Beim Material geht es nur noch um Details. Trotzdem oder gerade deswegen ist der Postbote bei mir weiterhin Dauergast an der Tür, denn Details sind sooo wichtig! Von der Unterkunft über die Anfahrt bis hin zur Pastaparty ist alles unter Dach und Fach. Theoretisch sind wir an einem Punkt, ab dem wir nur noch trainieren müssen. Dieser Zustand ist wirklich Gold wert!

Vertrauen ist gut, viel Training ist besser?

Trotz Vertrauen in den Masterplan unserer Trainer und das gute Feedback aus dem Trainingslager wechseln sich Zuversicht und Zweifel täglich ab. Strava ist da nicht besonders hilfreich. Der ständige Vergleich mit anderen Athleten nährt den Drang, mehr machen zu müssen, unnötig. Ständig pendelt man zwischen “Das wird richtig gut” und “Hoffentlich sehe ich im Sanizelt gut aus”. Ich bestelle lieber noch besseres Material!

Wie lang kann so ein Ironman eigentlich sein?
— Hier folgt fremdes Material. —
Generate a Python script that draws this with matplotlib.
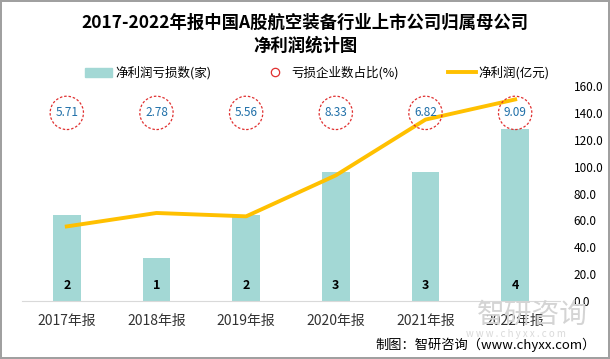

Oft hört man die Floskel, dass so eine Langdistanz der längste Tag des Jahres sein soll. Länger dauert nur ein Brexit. Wenn wir uns über unsere möglichen Zeiten unterhalten, dann irgendwas unter 12h und das klingt schon lang. Wie lang dies wirklich ist, erleben wir erst so richtig, als wir unsere Trainingslager-Kameraden per Liveticker und Stream in Südafrika verfolgen. Ich hab mein Trainingsprogramm fertig, gefrühstückt, die Hausarbeit erledigt und bald gibt es auch schon wieder Mittag, da sind die drei noch nicht mal vom Rad runter. Beim Parkspaziergang fiebern wir immer noch mit, beobachten Zeiten und Platzierungen. Ich leide innerlich mit als ich sehe, wie viel Wind vor Ort herrscht. Am späten Nachmittag sind endlich alle drei heil im Ziel angekommen. Meine Güte, das war ein langer Tag. Und bald sollen wir auch so lange unterwegs sein?

Auf zum Endspurt

Habe ich gerade noch was von Routine erzählt? Bis vor kurzem lag unser Trainingspensum zwischen 12-15 Stunden pro Woche. In den kommenden zwei Monaten ist der Trainingsplan dagegen auf Speed. Der Umfang wird sich ein gutes Stück nach oben schrauben und wir werden öfters die 20-Stunden-Marke knacken. Auch bei der Intensität hat man den Regler reichlich nach rechts gedreht, was noch mehr essen bedeutet – eine völlig unterschätzte Disziplin. Das ständige Training, auch wenn es routiniert abgespult wird, versetzt einen in einen Zustand ständiger Erschöpfung und des Hungers.

Und dann, in weniger als zwei Wochen, ist schon unser Vorbereitungsrennen, die Challenge Heilbronn. Aus dem Training heraus! Was für ein schöner Satz, um jetzt schon die mäßige Leistung zu rechtfertigen. Alles testen, alles ausprobieren, alles darf schiefgehen, wird’s aber hoffentlich nicht. Danach, tja, danach geht wahrscheinlich alles ganz schnell. Erholen, ein paar Wochen Training was fließend ins Tapering übergeht und schon packen wir unsere Sachen für Frankfurt. Die ersten harten Einheiten des hoch gedrehten Plans haben wir gut hinbekommen, den Grundlagen aus den letzten Monaten sei Dank. Das lässt hoffen.